**Source data:**
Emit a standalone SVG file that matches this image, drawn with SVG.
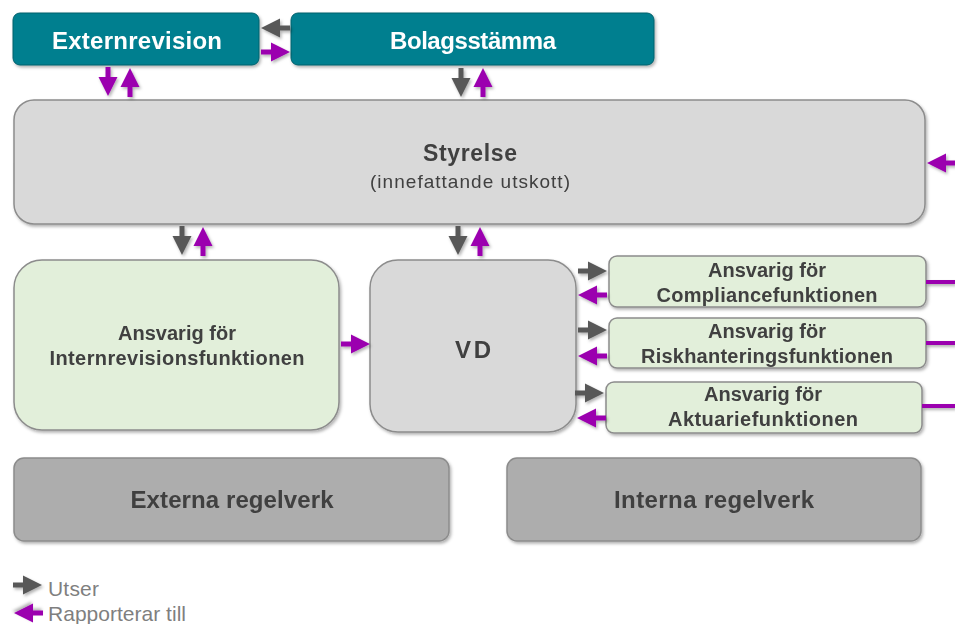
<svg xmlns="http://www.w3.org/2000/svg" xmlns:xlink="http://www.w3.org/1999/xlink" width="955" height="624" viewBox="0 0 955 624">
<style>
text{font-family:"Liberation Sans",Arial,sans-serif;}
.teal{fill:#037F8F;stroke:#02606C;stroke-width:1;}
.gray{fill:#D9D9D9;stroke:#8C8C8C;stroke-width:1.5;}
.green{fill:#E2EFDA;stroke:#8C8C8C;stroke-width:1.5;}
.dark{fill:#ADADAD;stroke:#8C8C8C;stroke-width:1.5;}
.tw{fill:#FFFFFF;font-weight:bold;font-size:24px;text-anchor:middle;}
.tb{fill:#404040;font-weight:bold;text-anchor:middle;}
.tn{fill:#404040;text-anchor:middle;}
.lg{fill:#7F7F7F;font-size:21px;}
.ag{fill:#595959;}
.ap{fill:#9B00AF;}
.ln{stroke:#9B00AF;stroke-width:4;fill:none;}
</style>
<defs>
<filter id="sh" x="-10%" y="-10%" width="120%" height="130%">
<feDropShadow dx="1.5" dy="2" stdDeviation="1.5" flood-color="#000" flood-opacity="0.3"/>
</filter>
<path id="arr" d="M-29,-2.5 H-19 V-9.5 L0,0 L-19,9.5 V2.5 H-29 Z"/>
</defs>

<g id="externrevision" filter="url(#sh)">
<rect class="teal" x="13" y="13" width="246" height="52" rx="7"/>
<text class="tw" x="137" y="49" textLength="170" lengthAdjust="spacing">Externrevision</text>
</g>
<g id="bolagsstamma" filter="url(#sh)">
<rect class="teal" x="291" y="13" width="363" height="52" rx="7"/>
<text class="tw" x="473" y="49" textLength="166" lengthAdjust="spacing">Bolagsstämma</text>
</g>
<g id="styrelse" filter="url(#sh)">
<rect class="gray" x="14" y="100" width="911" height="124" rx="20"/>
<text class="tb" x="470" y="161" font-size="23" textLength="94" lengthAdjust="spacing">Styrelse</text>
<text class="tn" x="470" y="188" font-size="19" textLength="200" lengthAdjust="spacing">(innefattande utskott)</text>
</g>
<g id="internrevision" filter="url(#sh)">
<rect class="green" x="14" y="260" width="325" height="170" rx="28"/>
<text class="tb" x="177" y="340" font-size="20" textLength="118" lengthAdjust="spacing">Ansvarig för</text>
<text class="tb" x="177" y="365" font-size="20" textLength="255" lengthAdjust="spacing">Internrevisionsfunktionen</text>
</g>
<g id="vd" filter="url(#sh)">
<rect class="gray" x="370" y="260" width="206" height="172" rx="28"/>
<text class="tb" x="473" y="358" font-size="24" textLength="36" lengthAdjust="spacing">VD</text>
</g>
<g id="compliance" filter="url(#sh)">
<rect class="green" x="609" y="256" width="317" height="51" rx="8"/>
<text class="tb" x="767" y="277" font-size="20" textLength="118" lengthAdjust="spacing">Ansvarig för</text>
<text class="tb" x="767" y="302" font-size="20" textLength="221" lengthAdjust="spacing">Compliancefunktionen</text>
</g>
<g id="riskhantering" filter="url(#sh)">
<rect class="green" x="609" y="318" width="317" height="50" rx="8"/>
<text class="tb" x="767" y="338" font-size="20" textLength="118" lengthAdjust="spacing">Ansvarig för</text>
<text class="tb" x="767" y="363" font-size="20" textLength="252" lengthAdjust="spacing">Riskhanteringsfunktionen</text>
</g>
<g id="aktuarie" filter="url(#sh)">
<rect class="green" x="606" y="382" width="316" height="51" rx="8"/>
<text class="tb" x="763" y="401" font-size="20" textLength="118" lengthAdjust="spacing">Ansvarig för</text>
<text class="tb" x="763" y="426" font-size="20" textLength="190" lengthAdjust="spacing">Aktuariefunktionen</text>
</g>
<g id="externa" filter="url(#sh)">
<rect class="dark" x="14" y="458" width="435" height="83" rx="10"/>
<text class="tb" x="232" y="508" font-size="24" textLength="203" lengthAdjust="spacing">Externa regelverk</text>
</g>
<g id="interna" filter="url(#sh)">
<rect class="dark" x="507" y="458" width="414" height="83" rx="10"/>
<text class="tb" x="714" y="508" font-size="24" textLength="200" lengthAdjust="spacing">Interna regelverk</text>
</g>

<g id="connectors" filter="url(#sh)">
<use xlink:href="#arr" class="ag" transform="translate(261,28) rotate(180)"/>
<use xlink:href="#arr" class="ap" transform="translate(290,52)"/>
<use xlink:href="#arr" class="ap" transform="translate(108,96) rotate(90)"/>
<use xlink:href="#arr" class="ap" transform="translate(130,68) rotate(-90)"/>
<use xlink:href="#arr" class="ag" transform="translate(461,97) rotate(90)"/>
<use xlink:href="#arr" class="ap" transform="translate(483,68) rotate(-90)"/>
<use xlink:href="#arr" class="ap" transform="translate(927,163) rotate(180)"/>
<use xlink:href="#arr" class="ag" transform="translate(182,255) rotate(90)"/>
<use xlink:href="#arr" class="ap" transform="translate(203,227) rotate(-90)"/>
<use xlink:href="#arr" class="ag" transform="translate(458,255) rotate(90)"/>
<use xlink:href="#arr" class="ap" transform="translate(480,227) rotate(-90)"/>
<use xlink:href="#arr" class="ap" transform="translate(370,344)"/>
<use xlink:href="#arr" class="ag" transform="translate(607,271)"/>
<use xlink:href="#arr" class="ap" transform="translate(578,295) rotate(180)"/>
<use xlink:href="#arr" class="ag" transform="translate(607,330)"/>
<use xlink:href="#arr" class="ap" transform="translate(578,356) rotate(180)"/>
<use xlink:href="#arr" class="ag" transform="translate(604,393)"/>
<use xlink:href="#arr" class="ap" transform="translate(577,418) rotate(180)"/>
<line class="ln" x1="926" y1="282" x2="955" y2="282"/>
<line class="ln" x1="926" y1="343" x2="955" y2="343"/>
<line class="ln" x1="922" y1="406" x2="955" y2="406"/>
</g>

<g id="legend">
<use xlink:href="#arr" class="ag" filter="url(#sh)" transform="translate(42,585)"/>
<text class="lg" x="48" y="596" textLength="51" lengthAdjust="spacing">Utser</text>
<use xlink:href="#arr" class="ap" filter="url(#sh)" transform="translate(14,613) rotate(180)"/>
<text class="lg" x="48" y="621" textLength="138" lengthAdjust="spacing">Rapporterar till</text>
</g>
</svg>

**Set task:** Set down all the data again exactly as above, pictures excluded.

**Reply:**
Emit a standalone SVG file that matches this image, drawn with SVG.
<svg xmlns="http://www.w3.org/2000/svg" xmlns:xlink="http://www.w3.org/1999/xlink" width="955" height="624" viewBox="0 0 955 624">
<style>
text{font-family:"Liberation Sans",Arial,sans-serif;}
.teal{fill:#037F8F;stroke:#02606C;stroke-width:1;}
.gray{fill:#D9D9D9;stroke:#8C8C8C;stroke-width:1.5;}
.green{fill:#E2EFDA;stroke:#8C8C8C;stroke-width:1.5;}
.dark{fill:#ADADAD;stroke:#8C8C8C;stroke-width:1.5;}
.tw{fill:#FFFFFF;font-weight:bold;font-size:24px;text-anchor:middle;}
.tb{fill:#404040;font-weight:bold;text-anchor:middle;}
.tn{fill:#404040;text-anchor:middle;}
.lg{fill:#7F7F7F;font-size:21px;}
.ag{fill:#595959;}
.ap{fill:#9B00AF;}
.ln{stroke:#9B00AF;stroke-width:4;fill:none;}
</style>
<defs>
<filter id="sh" x="-10%" y="-10%" width="120%" height="130%">
<feDropShadow dx="1.5" dy="2" stdDeviation="1.5" flood-color="#000" flood-opacity="0.3"/>
</filter>
<path id="arr" d="M-29,-2.5 H-19 V-9.5 L0,0 L-19,9.5 V2.5 H-29 Z"/>
</defs>

<g id="externrevision" filter="url(#sh)">
<rect class="teal" x="13" y="13" width="246" height="52" rx="7"/>
<text class="tw" x="137" y="49" textLength="170" lengthAdjust="spacing">Externrevision</text>
</g>
<g id="bolagsstamma" filter="url(#sh)">
<rect class="teal" x="291" y="13" width="363" height="52" rx="7"/>
<text class="tw" x="473" y="49" textLength="166" lengthAdjust="spacing">Bolagsstämma</text>
</g>
<g id="styrelse" filter="url(#sh)">
<rect class="gray" x="14" y="100" width="911" height="124" rx="20"/>
<text class="tb" x="470" y="161" font-size="23" textLength="94" lengthAdjust="spacing">Styrelse</text>
<text class="tn" x="470" y="188" font-size="19" textLength="200" lengthAdjust="spacing">(innefattande utskott)</text>
</g>
<g id="internrevision" filter="url(#sh)">
<rect class="green" x="14" y="260" width="325" height="170" rx="28"/>
<text class="tb" x="177" y="340" font-size="20" textLength="118" lengthAdjust="spacing">Ansvarig för</text>
<text class="tb" x="177" y="365" font-size="20" textLength="255" lengthAdjust="spacing">Internrevisionsfunktionen</text>
</g>
<g id="vd" filter="url(#sh)">
<rect class="gray" x="370" y="260" width="206" height="172" rx="28"/>
<text class="tb" x="473" y="358" font-size="24" textLength="36" lengthAdjust="spacing">VD</text>
</g>
<g id="compliance" filter="url(#sh)">
<rect class="green" x="609" y="256" width="317" height="51" rx="8"/>
<text class="tb" x="767" y="277" font-size="20" textLength="118" lengthAdjust="spacing">Ansvarig för</text>
<text class="tb" x="767" y="302" font-size="20" textLength="221" lengthAdjust="spacing">Compliancefunktionen</text>
</g>
<g id="riskhantering" filter="url(#sh)">
<rect class="green" x="609" y="318" width="317" height="50" rx="8"/>
<text class="tb" x="767" y="338" font-size="20" textLength="118" lengthAdjust="spacing">Ansvarig för</text>
<text class="tb" x="767" y="363" font-size="20" textLength="252" lengthAdjust="spacing">Riskhanteringsfunktionen</text>
</g>
<g id="aktuarie" filter="url(#sh)">
<rect class="green" x="606" y="382" width="316" height="51" rx="8"/>
<text class="tb" x="763" y="401" font-size="20" textLength="118" lengthAdjust="spacing">Ansvarig för</text>
<text class="tb" x="763" y="426" font-size="20" textLength="190" lengthAdjust="spacing">Aktuariefunktionen</text>
</g>
<g id="externa" filter="url(#sh)">
<rect class="dark" x="14" y="458" width="435" height="83" rx="10"/>
<text class="tb" x="232" y="508" font-size="24" textLength="203" lengthAdjust="spacing">Externa regelverk</text>
</g>
<g id="interna" filter="url(#sh)">
<rect class="dark" x="507" y="458" width="414" height="83" rx="10"/>
<text class="tb" x="714" y="508" font-size="24" textLength="200" lengthAdjust="spacing">Interna regelverk</text>
</g>

<g id="connectors" filter="url(#sh)">
<use xlink:href="#arr" class="ag" transform="translate(261,28) rotate(180)"/>
<use xlink:href="#arr" class="ap" transform="translate(290,52)"/>
<use xlink:href="#arr" class="ap" transform="translate(108,96) rotate(90)"/>
<use xlink:href="#arr" class="ap" transform="translate(130,68) rotate(-90)"/>
<use xlink:href="#arr" class="ag" transform="translate(461,97) rotate(90)"/>
<use xlink:href="#arr" class="ap" transform="translate(483,68) rotate(-90)"/>
<use xlink:href="#arr" class="ap" transform="translate(927,163) rotate(180)"/>
<use xlink:href="#arr" class="ag" transform="translate(182,255) rotate(90)"/>
<use xlink:href="#arr" class="ap" transform="translate(203,227) rotate(-90)"/>
<use xlink:href="#arr" class="ag" transform="translate(458,255) rotate(90)"/>
<use xlink:href="#arr" class="ap" transform="translate(480,227) rotate(-90)"/>
<use xlink:href="#arr" class="ap" transform="translate(370,344)"/>
<use xlink:href="#arr" class="ag" transform="translate(607,271)"/>
<use xlink:href="#arr" class="ap" transform="translate(578,295) rotate(180)"/>
<use xlink:href="#arr" class="ag" transform="translate(607,330)"/>
<use xlink:href="#arr" class="ap" transform="translate(578,356) rotate(180)"/>
<use xlink:href="#arr" class="ag" transform="translate(604,393)"/>
<use xlink:href="#arr" class="ap" transform="translate(577,418) rotate(180)"/>
<line class="ln" x1="926" y1="282" x2="955" y2="282"/>
<line class="ln" x1="926" y1="343" x2="955" y2="343"/>
<line class="ln" x1="922" y1="406" x2="955" y2="406"/>
</g>

<g id="legend">
<use xlink:href="#arr" class="ag" filter="url(#sh)" transform="translate(42,585)"/>
<text class="lg" x="48" y="596" textLength="51" lengthAdjust="spacing">Utser</text>
<use xlink:href="#arr" class="ap" filter="url(#sh)" transform="translate(14,613) rotate(180)"/>
<text class="lg" x="48" y="621" textLength="138" lengthAdjust="spacing">Rapporterar till</text>
</g>
</svg>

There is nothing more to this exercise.